Last week President Barack Obama and Secretary of State Hillary Clinton disbursed apologies for the United States’ role in infecting nearly 700 Guatemalans with syphilis from 1946-1948. Human Services Secretary Kathleen Sebelius also apologized.
The Guatemala infections occurred simultaneously with observations of untreated Black sharecroppers in Tuskegee, Ala, who also had syphilis.
The recent apologies repeat an American cycle of unethical minority treatment and subsequent condolences.
Last year the Senate finally approved a resolution apologizing for slavery, which ended in 1865.
Grambling State University senior and Environmental Protection Agency Ambassador Alexis Davis is disturbed by the experiments, but remains hopeful about the future of American science and ethics.
“As Americans we are expected to uphold the highest regard for principles of humanity,” said Davis.
“In the case of this purposeful infectious experiment, we failed miserably . mistakes were made and prices are still being paid even 70 years later.”
The recent White House apologies mirror those of former President Bill Clinton.
He apologized for the Tuskegee experiment, which left nearly 400 Black men who already had syphilis untreated.
The Tuskegee Study began in the 1930s and ended in the 1970s, while scientists observed the disease’s effects.
“Men who were poor and African American, without resources and with few alternatives, they believed they had found hope when they were offered free medical care by the United States Public Health Service,” said the former president.
The men believed that they would receive treatment for “bad blood.”
Wellesley College Women’s Studies professor Susan Reverby discovered pertinent details about the Tuskegee and Guatemalan experiments, which are both linked to the same doctor, Dr. John C. Cutler.
The experiments support conspiracy theories in oppressed communities.

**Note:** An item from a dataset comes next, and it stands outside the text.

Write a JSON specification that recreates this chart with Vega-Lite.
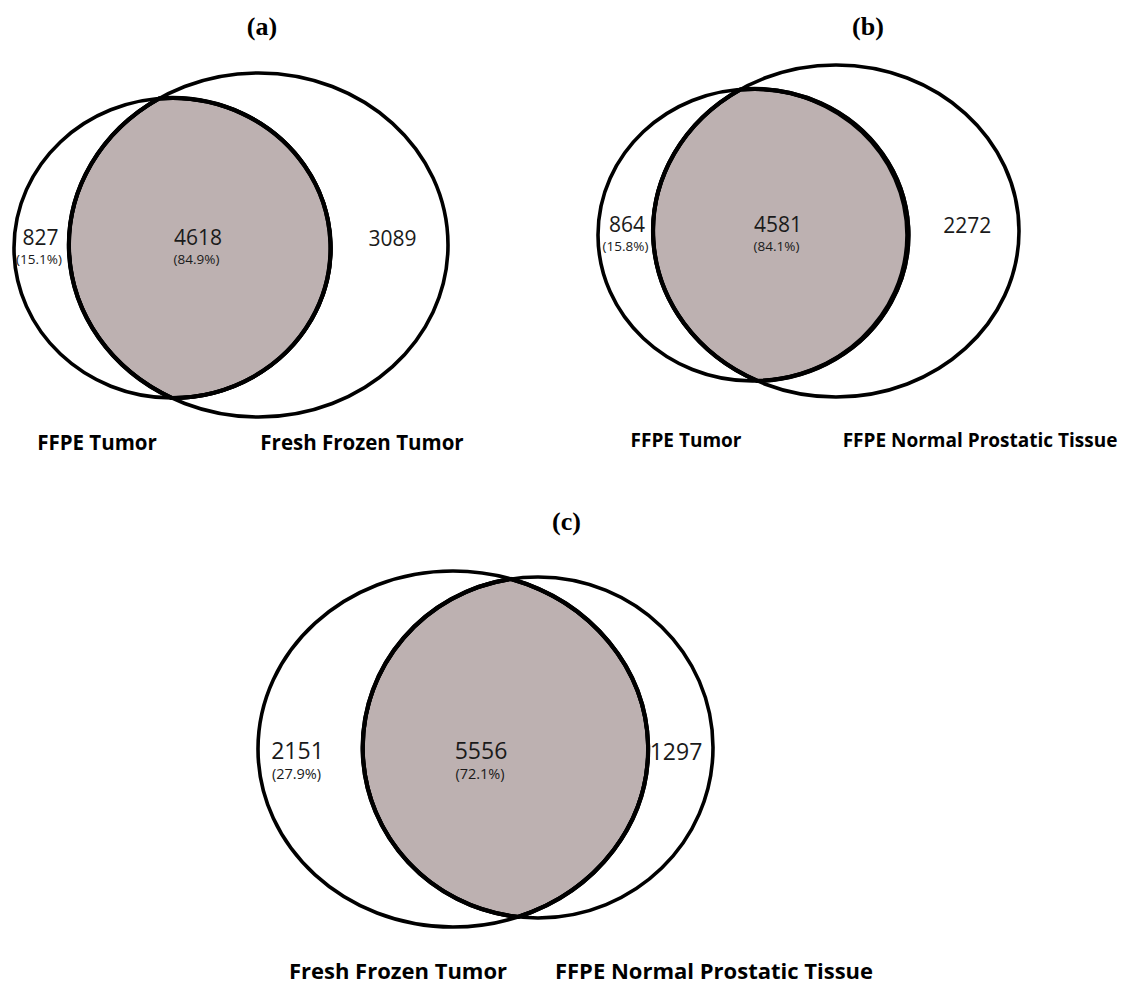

Giving people syphilis and watching them suffer from it is akin to ethnic cleansing.
Modern political comments do not erase the effects the men and their families experienced or automatically boost the morale of their communities.
“There is something about a much-too-late apology from a powerful nation that undermines the act of saying sorry in the first place,” said University of South Florida Africana studies graduate student Reginald Eldridge.
“An apology is supposed to be a great equalizer; in this case, it shows just how unequal the game of power is,” said Eldridge.
Eldridge called the apology a “smart political move, perhaps even heartfelt, but ultimately vacuous.